Czy dotrzymali słowa? My już widzieliśmy film Simona Westa i uspokajamy – to najlepsze kino akcji ostatnich lat, lepsze nawet od części pierwszej!
Herosi z odzysku wracają!
Podobno co za dużo - to niezdrowo. Nie w tym przypadku. W „Niezniszczalnych 2” po raz kolejny spotykają się niemal wszyscy kojarzeni z kinem akcji lat 80. i 90. ekranowi herosi.
Ale w paradzie dobrze znanych twarzy i muskułów ani na chwilę nie gubi się świetne tempo, autoironiczne poczucie humoru i wyczucie gatunku, który reprezentuje – i przedrzeźnia jednocześnie – ten film.
Oryginalny tytuł "Expendables" oznacza kogoś spisanego na straty, tzw. "mięso armatnie". Przyprószeni siwizną herosi udowadniają jednak, że wbrew tej niefortunnej metce żyją i mają się dobrze. O tym, czy rzeczywiście są - jak chciał polski dystrybutor - "niezniszczalni", zadecydują pewnie dopiero statystyki oglądalności.
Starzy kumple wracają
W pierwszej części „Niezniszczalnych” komediowy ton był oczywiście silnie widoczny – nie tylko w dialogach i akcji, ale też w ujawnianych widzom biografiach poszczególnych bohaterów (grany przez Dolpha Lundgrena niezbyt elokwentny zabijaka i niegroźny ćpun Gunnar Jensen jest doktorem chemii) czy ich znaczących ksywkach (moim ulubieńcem pozostaje Jet Li jako „Ying Yang”, choć Jason Statham vel „Christmas” depcze mu po piętach).
Jednak dopiero w drugiej odsłonie przygód najemników-oldboyów próby romansu z realizmem zostają ostatecznie ucięte.

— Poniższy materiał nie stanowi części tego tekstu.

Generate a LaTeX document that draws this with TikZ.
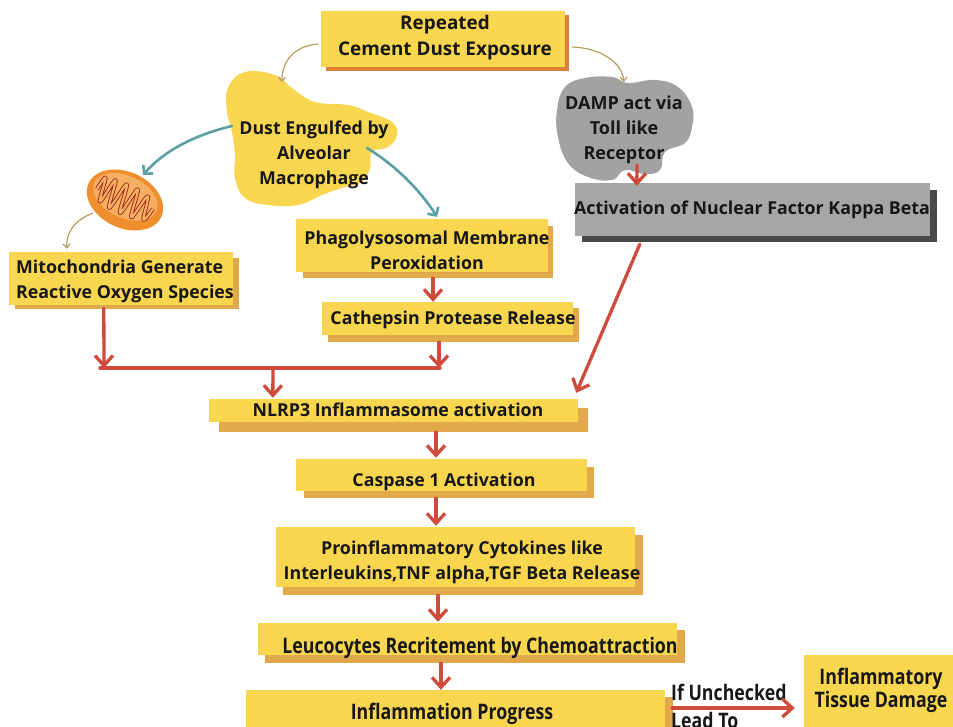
\documentclass[tikz,border=0pt]{standalone}
\usepackage{fontspec}
\setmainfont{Open Sans}
\newfontfamily\condfont{Open Sans}[FakeStretch=0.83]
\usetikzlibrary{arrows.meta,calc}
\definecolor{boxy}{HTML}{F9D650}
\definecolor{shy}{HTML}{E2A94B}
\definecolor{sho}{HTML}{DE7E36}
\definecolor{grayface}{HTML}{A6A6A6}
\definecolor{grayshadow}{HTML}{4A4A4A}
\definecolor{grayblob}{HTML}{A2A2A2}
\definecolor{redarr}{HTML}{CF4A3B}
\definecolor{tealarr}{HTML}{5B9FA7}
\definecolor{tanarr}{HTML}{B79C60}
\definecolor{ink}{HTML}{171717}
\definecolor{mitoout}{HTML}{EE8E2D}
\definecolor{mitoin}{HTML}{F6AF62}
\definecolor{crista}{HTML}{9E2A1C}
\begin{document}
\begin{tikzpicture}[x=1pt,y=-1pt,
 face/.style={fill=boxy, inner sep=0pt, draw=none},
 grayfacebox/.style={fill=grayface, inner sep=0pt, draw=none},
 txt/.style={inner sep=0pt, align=center, text=ink, font=\fontsize{17.8}{25}\selectfont\bfseries},
 ctxt/.style={inner sep=0pt, align=center, text=ink, font=\condfont\fontsize{21.4}{23}\selectfont\bfseries},
 btxt/.style={inner sep=0pt, align=center, text=ink, font=\fontsize{17.8}{25}\selectfont\bfseries},
 redline/.style={draw=redarr, line width=3.3pt, line cap=round, line join=round},
 redarrow/.style={redline, -{Straight Barb[length=10pt,width=18pt]}},
 tealarrow/.style={draw=tealarr, line width=2.6pt, line cap=round, -{Straight Barb[length=6pt,width=13pt]}},
 tanarrow/.style={draw=tanarr, line width=1.2pt, line cap=round, -{Straight Barb[length=4pt,width=7pt]}}
]
\useasboundingbox (0,0) rectangle (953,727);
\fill[white] (0,0) rectangle (953,727);

% shadows
\fill[sho] (326,15) rectangle (569,71);
\fill[shy] (15,258) rectangle (239,309);
\fill[shy] (303,226) rectangle (553,278);
\fill[shy] (328,308) rectangle (579,342);
\fill[shy] (219,408) rectangle (588,432);
\fill[shy] (304,467) rectangle (594,498);
\fill[shy] (283,535) rectangle (643,595);
\fill[shy] (265,630) rectangle (685,663);
\fill[shy] (253,697) rectangle (673,730);
\fill[grayshadow] (582,190) rectangle (937,242);

% faces
\node[face, minimum width=244pt, minimum height=56pt] (top) at (443,39) {};
\node[face, minimum width=224pt, minimum height=53pt] (mito) at (121,278.5) {};
\node[face, minimum width=252pt, minimum height=53pt] (phago) at (422,245.5) {};
\node[face, minimum width=251pt, minimum height=33pt] (cath) at (447.5,318.5) {};
\node[face, minimum width=369pt, minimum height=23pt] (nlrp) at (393.5,410.5) {};
\node[face, minimum width=291pt, minimum height=32pt] (casp) at (441.5,475) {};
\node[face, minimum width=359pt, minimum height=60pt] (pro) at (455.5,557) {};
\node[face, minimum width=419pt, minimum height=32pt] (leuco) at (467.5,639) {};
\node[face, minimum width=419pt, minimum height=40pt] (infl) at (455.5,710) {};
\node[face, minimum width=152pt, minimum height=74pt] (tissue) at (880,692) {};
\node[grayfacebox, minimum width=355pt, minimum height=53pt] (gray) at (752.5,209.5) {};

% blobs
\fill[boxy] plot[smooth cycle, tension=0.7] coordinates {(228,88) (245,72) (275,75) (292,88) (315,102) (348,105) (368,112) (392,122) (397,135) (388,147) (372,152) (370,168) (362,182) (342,188) (322,195) (298,205) (268,205) (245,198) (235,178) (235,155) (232,132) (227,112)};
\fill[grayblob] plot[smooth cycle, tension=0.7] coordinates {(565,87) (585,78) (612,77) (628,83) (655,80) (678,87) (692,107) (692,127) (685,143) (665,152) (660,170) (645,174) (625,170) (612,180) (588,177) (568,163) (558,137) (557,110)};

% mitochondrion
\begin{scope}[shift={(125,200)}, rotate=-25]
 \fill[mitoout] (0,0) ellipse [x radius=40, y radius=28];
 \fill[mitoin] (-1,-3) ellipse [x radius=34, y radius=21];
 \draw[crista, line width=0.9pt, double=mitoin, double distance=2.2pt, line join=round] plot[smooth, tension=0.6] coordinates {(-30,2) (-27,-12) (-22,12) (-17,-14) (-11,14) (-5,-15) (1,14) (7,-15) (13,13) (19,-13) (25,10) (29,-4)};
\end{scope}
\coordinate (mitoout) at (93,213);
\coordinate (mitoin) at (143,175);

% texts
\node[txt, font=\fontsize{18.9}{26}\selectfont\bfseries] (toptxt) at (445,37.5) {Repeated\\Cement Dust Exposure};
\node[btxt] (blobtxt) at (314,154.5) {Dust Engulfed by\\Alveolar\\Macrophage};
\node[btxt, font=\fontsize{18}{25}\selectfont\bfseries] (damp) at (624,129.5) {DAMP act via\\Toll like\\Receptor};
\node[txt] (graytxt) at (752,210) {Activation of Nuclear Factor Kappa Beta};
\node[txt, anchor=west, align=left] (mitotxt) at (16,281) {Mitochondria Generate\\Reactive Oxygen Species};
\node[txt] (phagotxt) at (427,250) {Phagolysosomal Membrane\\Peroxidation};
\node[txt] (cathtxt) at (453,320) {Cathepsin Protease Release};
\node[txt] (nlrptxt) at (398,409.5) {NLRP3 Inflammasome activation};
\node[txt] (casptxt) at (444,482) {Caspase 1 Activation};
\node[txt] (protxt) at (462,562) {Proinflammatory Cytokines like\\Interleukins,TNF alpha,TGF Beta Release};
\node[ctxt] (leucotxt) at (480,648) {Leucocytes Recritement by Chemoattraction};
\node[ctxt] (infltxt) at (452,714) {Inflammation Progress};
\node[ctxt] (tissuetxt) at (881,690) {Inflammatory\\Tissue Damage};
\node[ctxt, anchor=west] (iflabel) at (671,692) {If Unchecked};
\node[ctxt, anchor=west] (leadlabel) at (671,720) {Lead To};

% thin curved arrows
\draw[tanarrow] ($(top.west)+(-3,5)$) .. controls (295,46) and (282,60) .. (282,82);
\draw[tanarrow] ($(top.east)+(7,8)$) .. controls (600,48) and (622,62) .. (624,82);
\draw[tealarrow] (232,126) .. controls (195,135) and (165,150) .. (mitoin);
\draw[tealarrow] (367,148) .. controls (395,165) and (420,190) .. ($(phago.north)+(15,-2)$);
\draw[tanarrow] (mitoout) .. controls (75,220) and (66,232) .. ($(mito.north west)+(58,-3)$);

% red arrows
\coordinate (mergeL) at (100,368);
\coordinate (mergeR) at (440,368);
\coordinate (mergeC) at (273,368);
\draw[redarrow] (637,165) -- ($(gray.north west)+(62,3)$);
\draw[redarrow] ($(phago.south)+(11,6)$) -- ($(cath.north)+(-14.5,0)$);
\draw[redarrow] ($(mito.south west)+(95,3)$) -- (104,368);
\draw[redline] (mergeL) -- (mergeR);
\draw[redarrow] ($(cath.south)+(-8.5,7)$) -- (439,368);
\draw[redarrow] (mergeC) -- ($(nlrp.north west)+(64,-1)$);
\draw[redarrow] ($(gray.south west)+(65,8)$) -- ($(nlrp.north east)+(-2,-6)$);
\draw[redarrow] ($(nlrp.south)+(42.5,10)$) -- ($(casp.north)+(-5.5,-1)$);
\draw[redarrow] ($(casp.south)+(-5.5,7)$) -- ($(pro.north)+(-19.5,-1)$);
\draw[redarrow] ($(pro.south)+(-17.5,8)$) -- ($(leuco.north)+(-29.5,-1)$);
\draw[redarrow] ($(leuco.south)+(-26.5,8)$) -- ($(infl.north)+(-14.5,0)$);
\draw[redarrow] ($(infl.east)+(7,-2)$) -- ($(tissue.west)+(-9,16)$);
\end{tikzpicture}
\end{document}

Nie bez znaczenia może być tu zmiana na stanowisku reżysera – Sylvestra Stallone zastąpił znany producent (i reżyser) Simon West, a Sly mógł – z sukcesem i właściwą sobie charyzmą – skupić się na graniu.
Jazda bez trzymanki
O akcji ledwie kilka słów. Stara paczka znowu razem: na zlecenie Churcha (Bruce Willis) wobec którego Ross (Stallone) ma pewien dług,* podejmuje się kolejnego, pozornie banalnego zadania.*
Akcja przybiera niespodziewany i nieprzyjemny kierunek, kiedy jeden z „niezniszczalnych” zostaje zgładzony przez demonicznego, mówiącego ze wschodnim akcentem wroga... i tu zaczyna się jazda bez trzymanki.
Krew się leje
Eksplozje, szturmy, strzelaniny i podstępy. Egzotyczna piękność, męska przyjaźń i obrazowo chlupocząca krew, której rozprysków realizator nie szczędzi widzowi ani przez chwilę.
Nic w „Niezniszczalnych 2” nie jest jednak na serio, każde wydarzenie to kolejne „oczko” puszczone do widza.
Razem z bohaterami bawimy się w rozpoznawanie sytuacji, które doskonale znamy i układanie ich w nowy, ekscytujący schemat.
Słynne one-linery
W Niemczech ten sam aktor dubbinguje Arnolda Schwarzeneggera i Sylvestra Stallone.
Ponieważ podkładanie głosu jest tam normą, przy okazji „Niezniszczalnych” biedny dubber musiał się pewnie nieźle namęczyć. Napisy, z którymi puszczany jest film w Polsce, to dużo korzystniejsze rozwiązanie.
Nie tylko pozwalają delektować się starannie wypracowanymi, przez lata doprowadzanymi do perfekcji, manierami mówienia i modulowania głosu poszczególnych aktorów.
Musieli się świetnie bawić
Fanom z lepszą znajomością angielskiego pozwoli to również wyłapać zagubione w tłumaczeniu drobne dowcipy i językowe żarciki, które udowadniają, jak wielką frajdę musieli mieć twórcy scenariusza dworując sobie radośnie z kojarzonych z ekranowymi bohaterami kwestii, powiedzonek i filmów.
"Niezniszczalni 2" to opakowany w błyszczący, papierek wielowarstwowy prezent, który na każdym poziomie smakuje inaczej - ale równie dobrze. I chyba nie ma gustu, którego by nie potrafił zaspokoić.